Potential risks tied to AI systems include:
- Algorithmic errors or inaccurate outputs
- Data privacy and cybersecurity incidents
- Regulatory compliance failures
- Intellectual property disputes
- Operational disruptions from automated systems
The overlap between these exposures and traditional cyber risks is forcing insurers to reconsider how existing policies respond to AI-related incidents.
Cyber Insurance Under Pressure
Underwriters now face difficult classification questions. When does an AI malfunction become a cyber event? How should AI-generated errors fit within existing policy language?
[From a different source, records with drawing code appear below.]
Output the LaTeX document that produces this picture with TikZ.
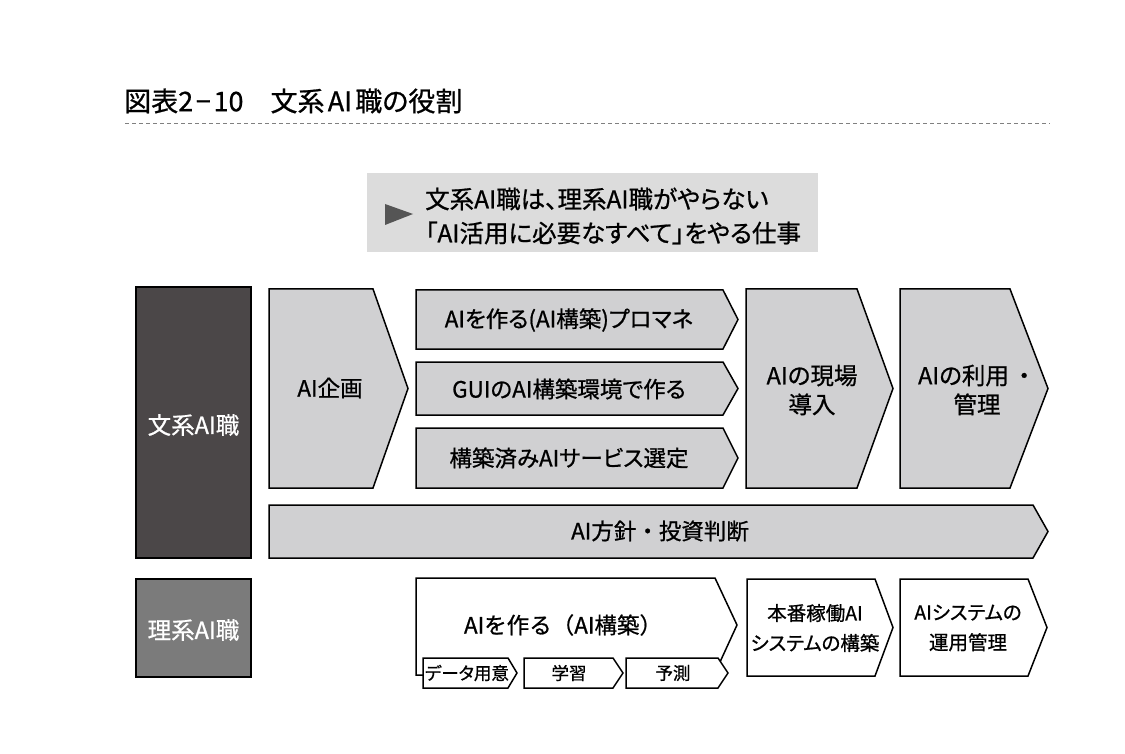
\documentclass[tikz,border=0pt]{standalone}
\usepackage{fontspec}
\setmainfont{Noto Sans CJK JP}[FakeBold=0.8,RawFeature=+palt]
\newfontfamily\plainjp{Noto Sans CJK JP}[FakeBold=0.8]
\usetikzlibrary{calc}
\definecolor{chevfill}{HTML}{D0D0D2}
\definecolor{calloutfill}{HTML}{DCDCDC}
\definecolor{darkbox}{HTML}{4B4748}
\definecolor{midbox}{HTML}{7B7B7B}
\definecolor{tri}{HTML}{555555}
\newcommand{\chevpath}[6]{\path[#6] (#1,#2) -- (#3,#2) -- (#5,{(#2+#4)/2}) -- (#3,#4) -- (#1,#4) -- cycle;}
\newcommand{\fwdot}{{\plainjp ・}}
\tikzset{
  gchev/.style={fill=chevfill,draw=black,line width=1.5pt,line join=miter},
  wchev/.style={fill=white,draw=black,line width=1.5pt,line join=miter},
  lbl/.style={inner sep=0pt,align=center,text=black,font=\fontsize{22.5}{28}\selectfont},
  smalllbl/.style={inner sep=0pt,align=center,text=black,font=\fontsize{17.5}{20}\selectfont},
  rolelbl/.style={inner sep=0pt,text=white,font=\fontsize{23.5}{26}\selectfont},
}
\begin{document}
\begin{tikzpicture}[x=1pt,y=-1pt]
\useasboundingbox (0,0) rectangle (1125,754);
% title
\node[anchor=west,inner sep=0pt,font=\fontsize{27}{30}\selectfont] (title) at (124,101) {図表2\kern0.1em−\kern0.1em10\hspace{1em}文系\kern0.12em AI\kern0.12em 職の役割};
\draw[dashed,line width=1pt,gray,dash pattern=on 4pt off 3pt] (125,124) -- (1050,124);
% callout
\path[fill=calloutfill] (367,173) rectangle (818,252);
\path[fill=tri] (385,204) -- (413,214) -- (385,225) -- cycle;
\node[anchor=west,inner sep=0pt,align=left,font=\fontsize{24.5}{34}\selectfont] (callout) at (425,216)
  {文系AI職は、理系AI職がやらない\\「AI活用に必要なすべて」をやる仕事};
% role boxes
\path[fill=darkbox,draw=black,line width=1.8pt] (136,287) rectangle (251,558);
\node[rolelbl] (bunkei) at (193.5,425) {文系AI職};
\path[fill=midbox,draw=black,line width=1.8pt] (136,579) rectangle (251,677);
\node[rolelbl] (rikei) at (193.5,630) {理系AI職};
% upper chevrons
\chevpath{269}{289}{373}{488}{408}{gchev}
\node[lbl] (kikaku) at (330,388) {AI企画};
\chevpath{416}{290}{723}{349}{738}{gchev}
\node[lbl] (promane) at (569,320) {AIを作る(AI構築)プロマネ};
\chevpath{416}{362}{723}{415}{738}{gchev}
\node[lbl] (gui) at (569,389) {GUIのAI構築環境で作る};
\chevpath{416}{428}{723}{488}{738}{gchev}
\node[lbl] (sentei) at (569,458) {構築済みAIサービス選定};
\chevpath{746}{289}{857}{488}{893}{gchev}
\node[lbl,font=\fontsize{23.5}{29}\selectfont] (genba) at (812,390) {AIの現場\\導入};
\chevpath{900}{289}{1010}{488}{1048}{gchev}
\node[lbl,font=\fontsize{23.5}{29}\selectfont] (riyou) at (977,390) {AIの利用\kern0.15em\fwdot\\管理};
\chevpath{269}{505}{1033}{558}{1048}{gchev}
\node[lbl] (houshin) at (660,531) {AI方針\fwdot 投資判断};
% lower row
\path[fill=white,draw=black,line width=1.5pt,line join=miter]
  (423,675) -- (416,675) -- (416,578) -- (715,578) -- (737,625) -- (720,662);
\node[lbl,font=\plainjp\fontsize{22.5}{25}\selectfont] (tsukuru) at (563,625) {AIを作る（AI構築）};
\chevpath{423}{658}{508}{688}{517}{wchev}
\node[smalllbl] (data) at (467,673) {データ用意};
\chevpath{524}{658}{613}{688}{623}{wchev}
\node[smalllbl] (gakushu) at (569,673) {学習};
\chevpath{626}{658}{718}{688}{728}{wchev}
\node[smalllbl] (yosoku) at (673,673) {予測};
\chevpath{747}{579}{875}{676}{893}{wchev}
\node[lbl,font=\fontsize{19.5}{30}\selectfont] (honban) at (815,628) {本番稼働AI\\システムの構築};
\chevpath{900}{579}{1028}{676}{1047}{wchev}
\node[lbl,font=\fontsize{19.5}{30}\selectfont] (unyou) at (968,628) {AIシステムの\\運用管理};
\end{tikzpicture}
\end{document}
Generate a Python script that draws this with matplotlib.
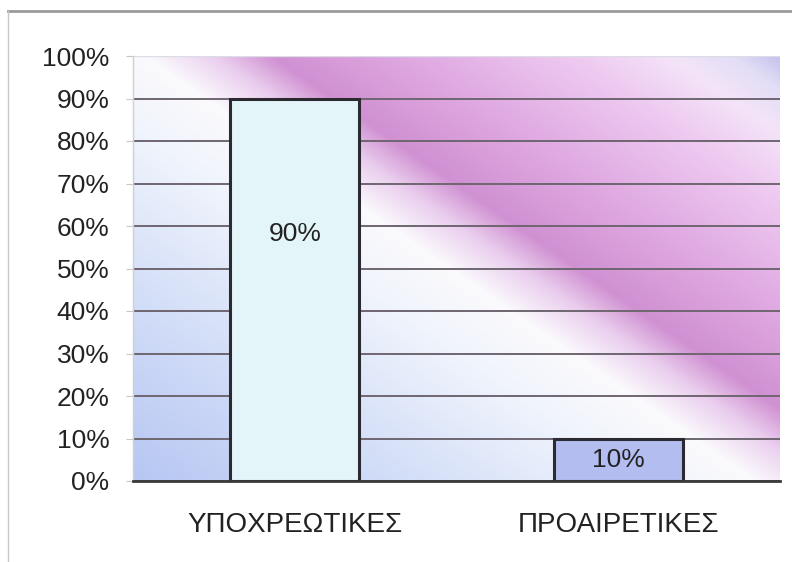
import numpy as np
import matplotlib
matplotlib.use("Agg")
import matplotlib.pyplot as plt
from matplotlib.lines import Line2D

categories = ["ΥΠΟΧΡΕΩΤΙΚΕΣ", "ΠΡΟΑΙΡΕΤΙΚΕΣ"]
values = [90, 10]
value_labels = ["90%", "10%"]
yticks = [0, 10, 20, 30, 40, 50, 60, 70, 80, 90, 100]
ytick_labels = ["0%", "10%", "20%", "30%", "40%", "50%", "60%", "70%", "80%", "90%", "100%"]

bar_colors = ["#e4f5fa", "#b4bdf0"]
label_frac = [0.645, 0.5]

plt.rcParams['font.family'] = ['Liberation Sans', 'DejaVu Sans']

W, H = 792, 562
fig = plt.figure(figsize=(W / 100, H / 100), dpi=100)
fig.patch.set_facecolor("white")
L, R, T, B = 133, 780, 56, 481
ax = fig.add_axes([L / W, (H - B) / H, (R - L) / W, (B - T) / H])

# background diagonal gradient (decoration)
pw, ph = R - L, B - T
xx, yy = np.meshgrid(np.arange(pw) + L, np.arange(ph) + T)
d = ((xx - 223) - 1.44 * (yy - 56)) / np.hypot(1, 1.44)
stops = np.array([-420, -300, -200, -110, -45, -5, 28, 110, 200, 255, 290, 330])
cols = np.array([
    (180, 196, 242),
    (200, 213, 246),
    (220, 229, 249),
    (240, 244, 252),
    (251, 250, 253),
    (234, 206, 238),
    (208, 145, 210),
    (224, 170, 226),
    (238, 202, 241),
    (244, 228, 248),
    (226, 222, 246),
    (180, 180, 234),
]) / 255.0
img = np.zeros((ph, pw, 3))
for c in range(3):
    img[..., c] = np.interp(d, stops, cols[:, c])

x = np.arange(len(categories))
ax.set_xlim(-0.5, 1.5)
ax.set_ylim(0, 100)
ax.imshow(img, extent=(-0.5, 1.5, 0, 100), aspect='auto', zorder=0, interpolation='bilinear')

ax.set_axisbelow(True)
ax.set_yticks(yticks)
ax.set_yticklabels(ytick_labels, fontsize=19, color="#222222")
ax.yaxis.grid(True, color="#6e6670", linewidth=1.4, zorder=0.5)
ax.xaxis.grid(False)
ax.get_ygridlines()[-1].set_color("#dcdce6")
ax.get_ygridlines()[-1].set_linewidth(1.0)

bars = ax.bar(x, values, width=0.40, color=bar_colors, edgecolor="#2a2a30", linewidth=2.2, zorder=2)
for xi, v, lab, f in zip(x, values, value_labels, label_frac):
    ax.text(xi, v * f, lab, ha='center', va='center', fontsize=19, color="#222222", zorder=3)

ax.set_xticks(x)
ax.set_xticklabels(categories, fontsize=20, color="#222222")
ax.tick_params(axis='x', length=0, pad=22)
ax.tick_params(axis='y', length=5, color="#c8c8c8", pad=12)

for s in ["top", "right"]:
    ax.spines[s].set_visible(False)
ax.spines["left"].set_color("#d0d0d0")
ax.spines["left"].set_linewidth(1.0)
ax.spines["bottom"].set_color("#3a3a3a")
ax.spines["bottom"].set_linewidth(2.0)
ax.spines["bottom"].set_zorder(2.5)

# figure frame lines
fig.add_artist(Line2D([8 / W, 1], [1 - 11 / H, 1 - 11 / H], color="#9a9a9a", linewidth=2.0))
fig.add_artist(Line2D([8 / W, 8 / W], [0, 1 - 11 / H], color="#c8c8c8", linewidth=1.0))

fig.savefig("out.png", dpi=100, facecolor="white")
When should aggregation limits apply?
Cyber insurance has already evolved significantly over the past decade to address ransomware, data breaches, and digital business interruption. Adding AI-related exposures introduces another layer of complexity to underwriting models that were built for earlier threat environments.
What Insurance Professionals Should Consider
The convergence of these two insurance lines creates several priorities for your organization:
- Review cyber insurance exclusions and policy language for AI-related gaps
- Monitor regulatory developments around AI governance and liability
- Educate clients about emerging technology risks in their operations
- Assess how risk management practices and AI governance influence underwriting decisions
- Explore new underwriting approaches designed for AI-driven exposures
Investment patterns suggest AI liability insurance will continue growing as a distinct segment. The $440 million raised by AI liability and cyber insurance companies in Q1 2026 indicates sustained investor confidence in this market.